More on Facebook’s revamped news feed

Dog handle Facebook on his mouth

facebook news feed

Last Thursday Facebook revealed that the revamped news feed will look like two of its rival formats: Google+ and print media, while also strengthening its mobile apps. In the launch at Facebook HQ in California, Mark Zuckerberg also clarified that the site’s new front-end will be rolled out gradually, with users able to put themselves on a waiting list to get the new design in the next few weeks.

Zuckerberg has revealed that after it’s been rolled out, Facebook’s new front page will function more like what we’re used to seeing in print media and on news sites. The Facebook CEO spoke of being able to “personalize your own newspaper.” It will divide posts up into categories, much like on many newspaper websites, allowing users to specify the kinds of stories they want to see in their social circle’s newly designed official magazine.

Also, the company with a history of taking ideas from its rivals has chosen to follow the lead of Google+ with the new-look news feed. Google+ recently won plaudits for its redesign, with huge profile photos making the site a visual trendsetter. As such, Facebook’s news feed will give users – and advertisers – much bigger magazine-style photos with captions inside rather than outside the images. The new look will come across better on high-resolution mobile devices, which are key to Facebook’s growth strategy.

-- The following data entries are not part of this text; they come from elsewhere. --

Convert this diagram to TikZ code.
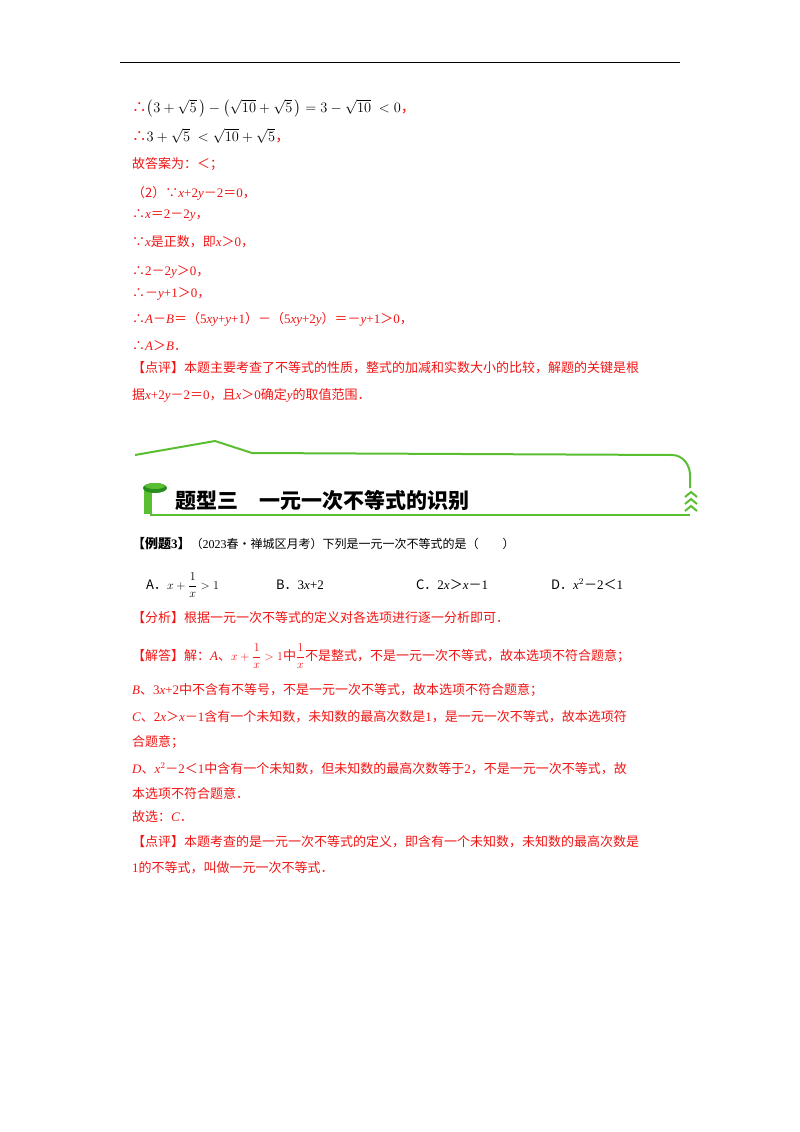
\documentclass[tikz,border=0pt]{standalone}
\usepackage{amsmath}
\usepackage{fontspec}
\setmainfont{Liberation Serif}
\newfontfamily\cjk{Noto Sans CJK SC}
\newfontfamily\lat{Liberation Serif}
\newcommand\mv[1]{{\lat\itshape #1}}
\newcommand\nm[1]{{\lat #1}}
\definecolor{rd}{RGB}{240,20,20}
\definecolor{gr}{RGB}{90,190,50}
\definecolor{dg}{RGB}{40,140,30}
\begin{document}
\begin{tikzpicture}[x=1pt,y=-1pt,
 t/.style={anchor=base west,inner sep=0,font=\fontsize{13}{15}\selectfont},
 r/.style={t,text=rd}]
\useasboundingbox (0,0) rectangle (800,1132);
\draw[line width=1pt] (120,63)--(680,63);
\node[t,font=\fontsize{14.5}{16}\selectfont] (l1) at (132,112) {\textcolor{rd}{\cjk ∴}$\bigl(3+\sqrt5\,\bigr)-\bigl(\sqrt{10}+\sqrt5\,\bigr)=3-\sqrt{10}\ <0$\textcolor{rd}{\cjk ，}};
\node[t,font=\fontsize{14.5}{16}\selectfont] (l2) at (132,141) {\textcolor{rd}{\cjk ∴}$3+\sqrt5\ <\sqrt{10}+\sqrt5$\textcolor{rd}{\cjk ，}};
\node[r] (l3) at (132,168) {\cjk 故答案为：＜；};
\node[r] (l4) at (132,197) {\cjk （2）∵\mv{x}\nm{+2}\mv{y}－\nm{2}＝\nm{0}，};
\node[r] (l5) at (132,218) {\cjk ∴\mv{x}＝\nm{2}－\nm{2}\mv{y}，};
\node[r] (l6) at (132,246) {\cjk ∵\mv{x}是正数，即\mv{x}＞\nm{0}，};
\node[r] (l7) at (132,275) {\cjk ∴\nm{2}－\nm{2}\mv{y}＞\nm{0}，};
\node[r] (l8) at (132,297) {\cjk ∴－\mv{y}\nm{+1}＞\nm{0}，};
\node[r] (l9) at (132,323) {\cjk ∴\mv{A}－\mv{B}＝（\nm{5}\mv{xy}\nm{+}\mv{y}\nm{+1}）－（\nm{5}\mv{xy}\nm{+2}\mv{y}）＝－\mv{y}\nm{+1}＞\nm{0}，};
\node[r] (l10) at (132,350) {\cjk ∴\mv{A}＞\mv{B}．};
\node[r] (l11) at (132,372) {\cjk 【点评】本题主要考查了不等式的性质，整式的加减和实数大小的比较，解题的关键是根};
\node[r] (l12) at (132,399) {\cjk 据\mv{x}\nm{+2}\mv{y}－\nm{2}＝\nm{0}，且\mv{x}＞\nm{0}确定\mv{y}的取值范围．};
% banner
\draw[gr,line width=2pt] (135,455)--(215,441)--(252,453)--(672,455) to[out=0,in=90] (690,475)--(690,488);
\draw[gr,line width=2.5pt] (150,515)--(690,515);
\fill[gr] (144,490) rectangle (152,514);
\fill[dg] (155,488) ellipse (12 and 5);
\fill[gr] (155,486) ellipse (10 and 3);
\foreach \yy in {492,499,506}{\draw[gr,line width=2pt] (685,\yy+5)--(691,\yy)--(697,\yy+5);}
\node[t,font=\fontsize{21}{24}\selectfont\cjk\bfseries] (ttl) at (175,508) {题型三\quad 一元一次不等式的识别};
% example
\node[t] (e1) at (132,548) {\cjk\bfseries 【例题\nm{3}】\mdseries\fontsize{12}{14}\selectfont（\nm{2023}春•禅城区月考）下列是一元一次不等式的是（\qquad）};
\node[t] (oa) at (146,589) {\cjk A．$x+\dfrac1x>1$};
\node[t] (ob) at (276,589) {\cjk B．\nm{3}\mv{x}\nm{+2}};
\node[t] (oc) at (416,589) {\cjk C．\nm{2}\mv{x}＞\mv{x}－\nm{1}};
\node[t] (od) at (551,589) {\cjk D．\mv{x}$^2$－\nm{2}＜\nm{1}};
\node[r] (a1) at (132,622) {\cjk 【分析】根据一元一次不等式的定义对各选项进行逐一分析即可．};
\node[r] (a2) at (132,660) {\cjk 【解答】解：\mv{A}、$x+\dfrac1x>1$中$\dfrac1x$不是整式，不是一元一次不等式，故本选项不符合题意；};
\node[r] (a3) at (132,694) {\cjk \mv{B}、\nm{3}\mv{x}\nm{+2}中不含有不等号，不是一元一次不等式，故本选项不符合题意；};
\node[r] (a4) at (132,721) {\cjk \mv{C}、\nm{2}\mv{x}＞\mv{x}－\nm{1}含有一个未知数，未知数的最高次数是\nm{1}，是一元一次不等式，故本选项符};
\node[r] (a5) at (132,746) {\cjk 合题意；};
\node[r] (a6) at (132,773) {\cjk \mv{D}、\mv{x}$^2$－\nm{2}＜\nm{1}中含有一个未知数，但未知数的最高次数等于\nm{2}，不是一元一次不等式，故};
\node[r] (a7) at (132,798) {\cjk 本选项不符合题意．};
\node[r] (a8) at (132,821) {\cjk 故选：\mv{C}．};
\node[r] (a9) at (132,846) {\cjk 【点评】本题考查的是一元一次不等式的定义，即含有一个未知数，未知数的最高次数是};
\node[r] (a10) at (132,872) {\cjk \nm{1}的不等式，叫做一元一次不等式．};
\end{tikzpicture}
\end{document}
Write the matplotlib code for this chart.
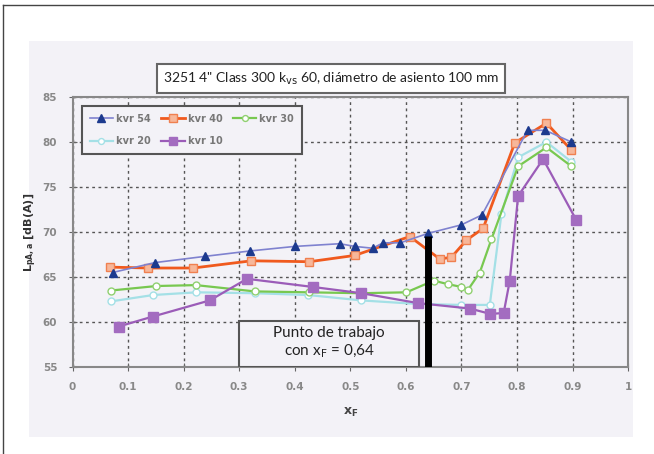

Facebook’s mobile apps have been redesigned to fit in with the social network’s new front page, and to give them the same look across multiple devices. Given that more than half of Facebook’s billion users access the site on a mobile device, there were concerns that it hadn’t kept tight enough control of its designs for Android, iPhone and PC, which currently look different from one another. The new design will give the site a common feel across all devices, which will restrengthen the brand.

After seeing the prototype, we’ll be putting our names down on the waiting list for the new-look news feed. After nearly ten years, it can’t arrive soon enough.